3. Christopher M. Bishop, Pattern Recognition and Machine Learning (Springer, 2006)
The bridge between statistical theory and machine learning practice. Bishop's Chapters 1-2 develop probability distributions, Bayesian inference, and MLE in the specific context of ML models — making explicit the connections that traditional statistics textbooks leave implicit. His treatment of the exponential family (Section 2.4) and Bayesian model comparison (Section 3.4) are particularly relevant to this chapter. The graphical models coverage (Chapters 8-9) extends the conditional independence concepts introduced here. Though published in 2006, the mathematical foundations are timeless, and his Bayesian perspective on ML remains deeply influential.
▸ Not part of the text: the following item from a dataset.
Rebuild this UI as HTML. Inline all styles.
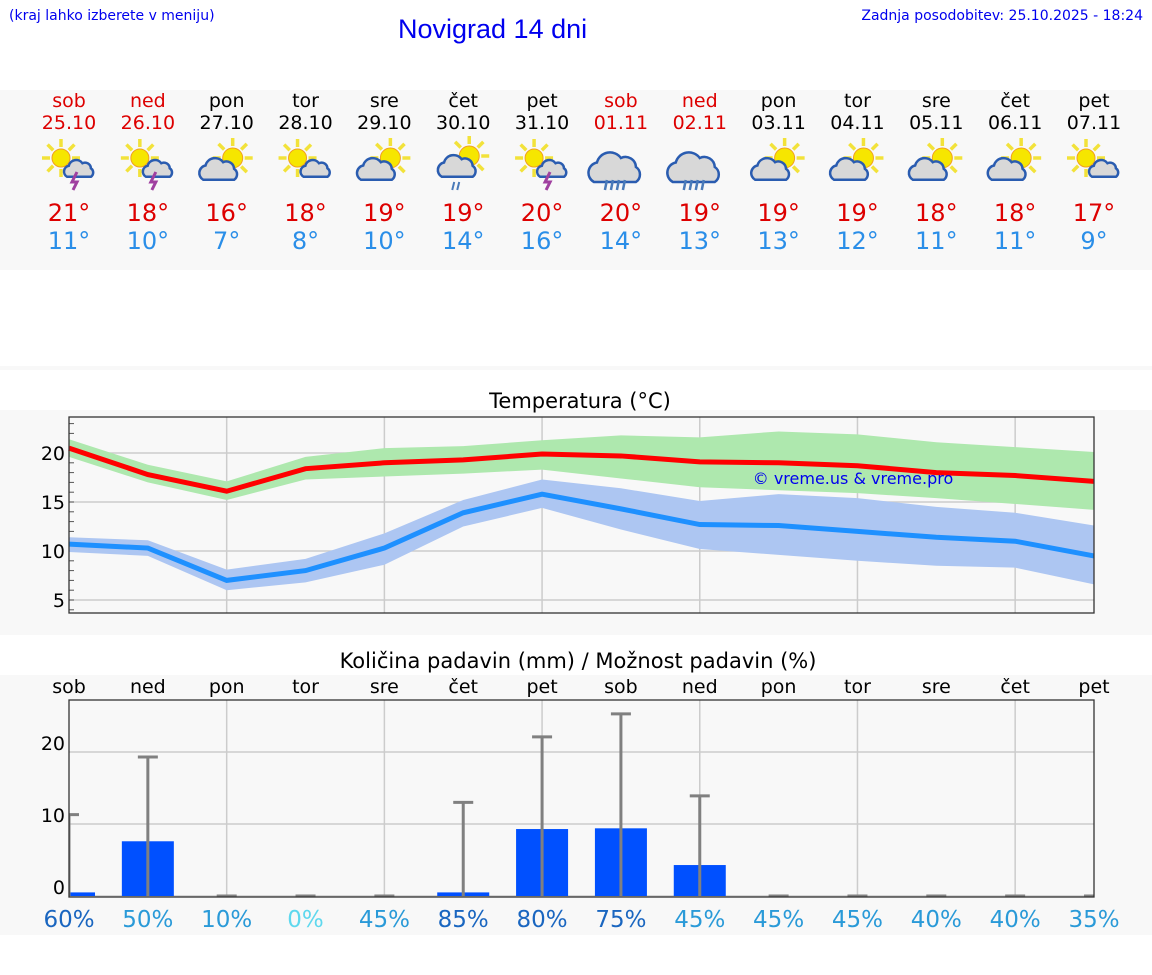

Start with: Chapter 1 (Introduction, especially 1.2 on probability theory), Chapter 2 (Probability Distributions), Section 3.3 (Bayesian Linear Regression as a worked example).
4. Art B. Owen, Monte Carlo Theory, Methods and Examples (2013, available at statweb.stanford.edu)
A comprehensive reference on Monte Carlo methods, freely available online. Owen covers basic Monte Carlo, importance sampling, stratified sampling, and variance reduction techniques at a level of rigor and depth that no other source matches. Chapters 2-3 (Basic Monte Carlo and Variance Reduction) extend the introduction in Section 3.12 of this chapter. Chapter 9 (Importance Sampling) provides the theoretical foundation for understanding when importance sampling works and when it fails catastrophically — essential background for the variational inference methods in Part IV. The bootstrap is covered in Chapter 7 with careful attention to the conditions under which it provides valid inference.
Start with: Chapter 2 (Basic Monte Carlo) for foundations, Chapter 9 (Importance Sampling) for the theory behind the technique introduced in this chapter.
5. Bradley Efron and Trevor Hastie, Computer Age Statistical Inference: Algorithms, Evidence, and Data Science (Cambridge, 2016)
A masterful synthesis by two of the most influential statisticians of the past fifty years. This book traces the intellectual arc from frequentist to Bayesian to computational methods, showing how the field evolved and why. Chapter 11 (Bootstrap Confidence Intervals) is the definitive practical guide — it covers the percentile method, the BCa method, and the conditions under which each is appropriate. Chapter 20 (Bayesian Inference and MCMC) contextualizes Bayesian methods within the broader history of statistical inference. What makes this book exceptional is its focus on why methods work and when they break — exactly the Understanding Why theme of this textbook.
Start with: Chapter 11 (Bootstrap) for practical guidance, Chapter 20 (Bayesian Inference) for historical and conceptual context, Chapters 1-2 for a beautiful overview of how classical and modern statistics relate.